GIVEN MATERIAL:
+---+

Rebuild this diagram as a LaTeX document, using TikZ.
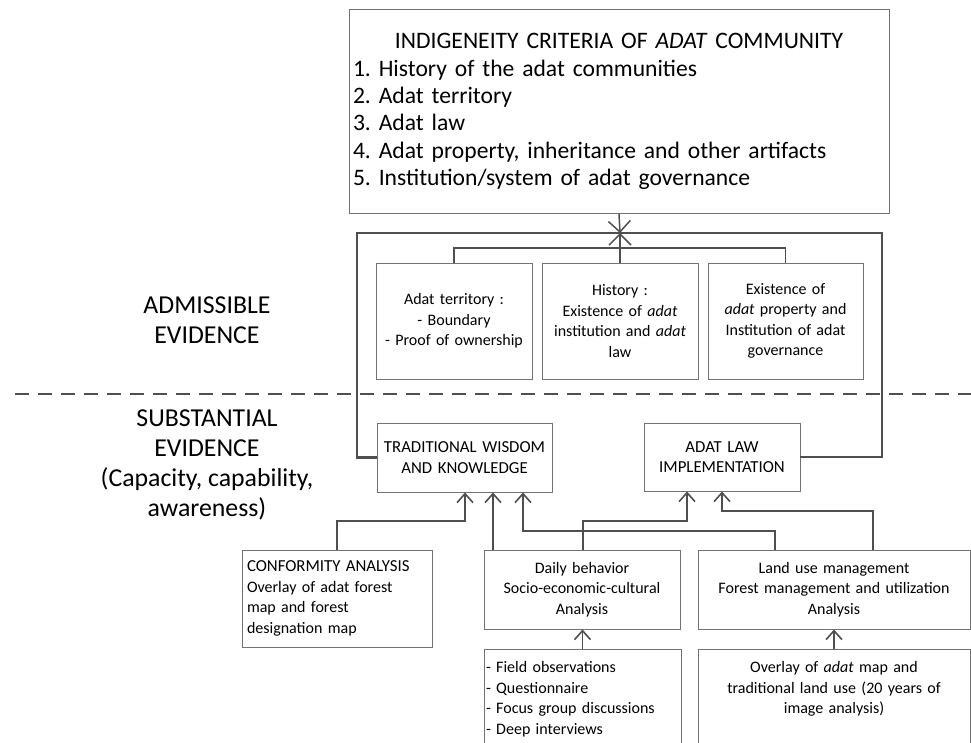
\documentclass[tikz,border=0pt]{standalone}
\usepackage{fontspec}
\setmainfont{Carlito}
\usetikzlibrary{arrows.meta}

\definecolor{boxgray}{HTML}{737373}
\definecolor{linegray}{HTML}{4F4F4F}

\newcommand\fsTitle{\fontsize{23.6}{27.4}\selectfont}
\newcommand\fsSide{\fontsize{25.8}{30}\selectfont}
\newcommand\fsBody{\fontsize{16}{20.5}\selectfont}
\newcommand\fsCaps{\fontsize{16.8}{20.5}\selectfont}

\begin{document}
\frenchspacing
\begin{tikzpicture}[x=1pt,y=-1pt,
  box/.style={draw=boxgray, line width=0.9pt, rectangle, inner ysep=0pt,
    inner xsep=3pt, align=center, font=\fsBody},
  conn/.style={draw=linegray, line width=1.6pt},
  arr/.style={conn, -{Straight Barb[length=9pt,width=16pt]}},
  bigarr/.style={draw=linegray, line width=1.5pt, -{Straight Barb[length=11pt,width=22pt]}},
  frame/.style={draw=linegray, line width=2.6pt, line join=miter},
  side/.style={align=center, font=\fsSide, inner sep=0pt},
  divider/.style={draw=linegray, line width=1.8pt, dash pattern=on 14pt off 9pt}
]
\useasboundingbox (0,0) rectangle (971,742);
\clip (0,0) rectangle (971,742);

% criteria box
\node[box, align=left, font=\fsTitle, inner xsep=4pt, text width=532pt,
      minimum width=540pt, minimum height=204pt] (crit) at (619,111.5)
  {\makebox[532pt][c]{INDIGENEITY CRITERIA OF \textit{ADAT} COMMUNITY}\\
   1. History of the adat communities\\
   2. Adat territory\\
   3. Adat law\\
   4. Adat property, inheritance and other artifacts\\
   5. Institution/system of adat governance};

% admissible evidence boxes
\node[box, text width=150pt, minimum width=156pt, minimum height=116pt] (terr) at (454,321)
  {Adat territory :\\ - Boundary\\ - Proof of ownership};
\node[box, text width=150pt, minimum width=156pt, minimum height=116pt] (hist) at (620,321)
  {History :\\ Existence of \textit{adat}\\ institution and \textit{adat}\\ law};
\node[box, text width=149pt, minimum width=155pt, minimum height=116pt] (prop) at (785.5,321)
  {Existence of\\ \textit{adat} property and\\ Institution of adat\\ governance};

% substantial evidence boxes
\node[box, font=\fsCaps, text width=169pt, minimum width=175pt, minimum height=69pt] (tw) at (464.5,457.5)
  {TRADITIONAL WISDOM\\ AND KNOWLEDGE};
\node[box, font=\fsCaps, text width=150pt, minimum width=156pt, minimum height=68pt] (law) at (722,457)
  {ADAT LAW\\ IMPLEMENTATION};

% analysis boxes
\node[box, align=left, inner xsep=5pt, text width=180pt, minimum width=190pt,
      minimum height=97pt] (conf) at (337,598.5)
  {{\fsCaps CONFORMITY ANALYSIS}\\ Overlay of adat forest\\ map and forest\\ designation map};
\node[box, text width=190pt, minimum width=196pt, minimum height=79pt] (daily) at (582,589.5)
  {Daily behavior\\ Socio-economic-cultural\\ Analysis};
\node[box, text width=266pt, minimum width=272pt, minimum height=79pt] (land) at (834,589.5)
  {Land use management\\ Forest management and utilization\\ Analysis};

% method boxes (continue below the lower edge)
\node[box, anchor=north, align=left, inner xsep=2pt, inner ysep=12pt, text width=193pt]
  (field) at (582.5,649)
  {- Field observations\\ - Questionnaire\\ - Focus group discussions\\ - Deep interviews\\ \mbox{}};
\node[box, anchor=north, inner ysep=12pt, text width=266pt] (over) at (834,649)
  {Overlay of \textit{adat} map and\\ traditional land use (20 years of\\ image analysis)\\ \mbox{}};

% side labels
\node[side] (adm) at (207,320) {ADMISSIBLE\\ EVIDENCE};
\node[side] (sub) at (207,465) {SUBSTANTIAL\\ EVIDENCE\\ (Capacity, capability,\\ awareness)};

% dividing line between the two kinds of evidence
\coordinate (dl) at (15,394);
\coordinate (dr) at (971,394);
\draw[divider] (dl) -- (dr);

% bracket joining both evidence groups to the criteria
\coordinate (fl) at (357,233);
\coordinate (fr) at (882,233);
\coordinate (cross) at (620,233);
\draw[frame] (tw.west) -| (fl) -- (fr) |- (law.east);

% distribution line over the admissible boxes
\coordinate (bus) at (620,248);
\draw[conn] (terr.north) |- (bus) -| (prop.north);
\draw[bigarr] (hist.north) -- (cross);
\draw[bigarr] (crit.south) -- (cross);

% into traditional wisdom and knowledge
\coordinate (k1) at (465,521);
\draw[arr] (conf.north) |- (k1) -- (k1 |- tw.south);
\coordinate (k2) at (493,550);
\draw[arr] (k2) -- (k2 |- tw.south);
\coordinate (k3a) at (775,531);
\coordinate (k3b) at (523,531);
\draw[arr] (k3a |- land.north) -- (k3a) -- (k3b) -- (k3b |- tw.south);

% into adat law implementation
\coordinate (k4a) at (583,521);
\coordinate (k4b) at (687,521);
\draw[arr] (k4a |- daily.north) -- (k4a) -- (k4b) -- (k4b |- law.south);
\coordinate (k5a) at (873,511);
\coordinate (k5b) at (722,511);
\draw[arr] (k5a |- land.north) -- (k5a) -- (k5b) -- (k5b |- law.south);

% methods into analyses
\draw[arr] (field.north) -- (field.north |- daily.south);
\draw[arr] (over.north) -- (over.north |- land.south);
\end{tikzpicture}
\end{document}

+---+

WHAT YOU SHOULD DO:
Without the images, write out each line of the data verbatim.

THE RESPONSE:
Rebuild this diagram as a LaTeX document, using TikZ.
\documentclass[tikz,border=0pt]{standalone}
\usepackage{fontspec}
\setmainfont{Carlito}
\usetikzlibrary{arrows.meta}

\definecolor{boxgray}{HTML}{737373}
\definecolor{linegray}{HTML}{4F4F4F}

\newcommand\fsTitle{\fontsize{23.6}{27.4}\selectfont}
\newcommand\fsSide{\fontsize{25.8}{30}\selectfont}
\newcommand\fsBody{\fontsize{16}{20.5}\selectfont}
\newcommand\fsCaps{\fontsize{16.8}{20.5}\selectfont}

\begin{document}
\frenchspacing
\begin{tikzpicture}[x=1pt,y=-1pt,
  box/.style={draw=boxgray, line width=0.9pt, rectangle, inner ysep=0pt,
    inner xsep=3pt, align=center, font=\fsBody},
  conn/.style={draw=linegray, line width=1.6pt},
  arr/.style={conn, -{Straight Barb[length=9pt,width=16pt]}},
  bigarr/.style={draw=linegray, line width=1.5pt, -{Straight Barb[length=11pt,width=22pt]}},
  frame/.style={draw=linegray, line width=2.6pt, line join=miter},
  side/.style={align=center, font=\fsSide, inner sep=0pt},
  divider/.style={draw=linegray, line width=1.8pt, dash pattern=on 14pt off 9pt}
]
\useasboundingbox (0,0) rectangle (971,742);
\clip (0,0) rectangle (971,742);

% criteria box
\node[box, align=left, font=\fsTitle, inner xsep=4pt, text width=532pt,
      minimum width=540pt, minimum height=204pt] (crit) at (619,111.5)
  {\makebox[532pt][c]{INDIGENEITY CRITERIA OF \textit{ADAT} COMMUNITY}\\
   1. History of the adat communities\\
   2. Adat territory\\
   3. Adat law\\
   4. Adat property, inheritance and other artifacts\\
   5. Institution/system of adat governance};

% admissible evidence boxes
\node[box, text width=150pt, minimum width=156pt, minimum height=116pt] (terr) at (454,321)
  {Adat territory :\\ - Boundary\\ - Proof of ownership};
\node[box, text width=150pt, minimum width=156pt, minimum height=116pt] (hist) at (620,321)
  {History :\\ Existence of \textit{adat}\\ institution and \textit{adat}\\ law};
\node[box, text width=149pt, minimum width=155pt, minimum height=116pt] (prop) at (785.5,321)
  {Existence of\\ \textit{adat} property and\\ Institution of adat\\ governance};

% substantial evidence boxes
\node[box, font=\fsCaps, text width=169pt, minimum width=175pt, minimum height=69pt] (tw) at (464.5,457.5)
  {TRADITIONAL WISDOM\\ AND KNOWLEDGE};
\node[box, font=\fsCaps, text width=150pt, minimum width=156pt, minimum height=68pt] (law) at (722,457)
  {ADAT LAW\\ IMPLEMENTATION};

% analysis boxes
\node[box, align=left, inner xsep=5pt, text width=180pt, minimum width=190pt,
      minimum height=97pt] (conf) at (337,598.5)
  {{\fsCaps CONFORMITY ANALYSIS}\\ Overlay of adat forest\\ map and forest\\ designation map};
\node[box, text width=190pt, minimum width=196pt, minimum height=79pt] (daily) at (582,589.5)
  {Daily behavior\\ Socio-economic-cultural\\ Analysis};
\node[box, text width=266pt, minimum width=272pt, minimum height=79pt] (land) at (834,589.5)
  {Land use management\\ Forest management and utilization\\ Analysis};

% method boxes (continue below the lower edge)
\node[box, anchor=north, align=left, inner xsep=2pt, inner ysep=12pt, text width=193pt]
  (field) at (582.5,649)
  {- Field observations\\ - Questionnaire\\ - Focus group discussions\\ - Deep interviews\\ \mbox{}};
\node[box, anchor=north, inner ysep=12pt, text width=266pt] (over) at (834,649)
  {Overlay of \textit{adat} map and\\ traditional land use (20 years of\\ image analysis)\\ \mbox{}};

% side labels
\node[side] (adm) at (207,320) {ADMISSIBLE\\ EVIDENCE};
\node[side] (sub) at (207,465) {SUBSTANTIAL\\ EVIDENCE\\ (Capacity, capability,\\ awareness)};

% dividing line between the two kinds of evidence
\coordinate (dl) at (15,394);
\coordinate (dr) at (971,394);
\draw[divider] (dl) -- (dr);

% bracket joining both evidence groups to the criteria
\coordinate (fl) at (357,233);
\coordinate (fr) at (882,233);
\coordinate (cross) at (620,233);
\draw[frame] (tw.west) -| (fl) -- (fr) |- (law.east);

% distribution line over the admissible boxes
\coordinate (bus) at (620,248);
\draw[conn] (terr.north) |- (bus) -| (prop.north);
\draw[bigarr] (hist.north) -- (cross);
\draw[bigarr] (crit.south) -- (cross);

% into traditional wisdom and knowledge
\coordinate (k1) at (465,521);
\draw[arr] (conf.north) |- (k1) -- (k1 |- tw.south);
\coordinate (k2) at (493,550);
\draw[arr] (k2) -- (k2 |- tw.south);
\coordinate (k3a) at (775,531);
\coordinate (k3b) at (523,531);
\draw[arr] (k3a |- land.north) -- (k3a) -- (k3b) -- (k3b |- tw.south);

% into adat law implementation
\coordinate (k4a) at (583,521);
\coordinate (k4b) at (687,521);
\draw[arr] (k4a |- daily.north) -- (k4a) -- (k4b) -- (k4b |- law.south);
\coordinate (k5a) at (873,511);
\coordinate (k5b) at (722,511);
\draw[arr] (k5a |- land.north) -- (k5a) -- (k5b) -- (k5b |- law.south);

% methods into analyses
\draw[arr] (field.north) -- (field.north |- daily.south);
\draw[arr] (over.north) -- (over.north |- land.south);
\end{tikzpicture}
\end{document}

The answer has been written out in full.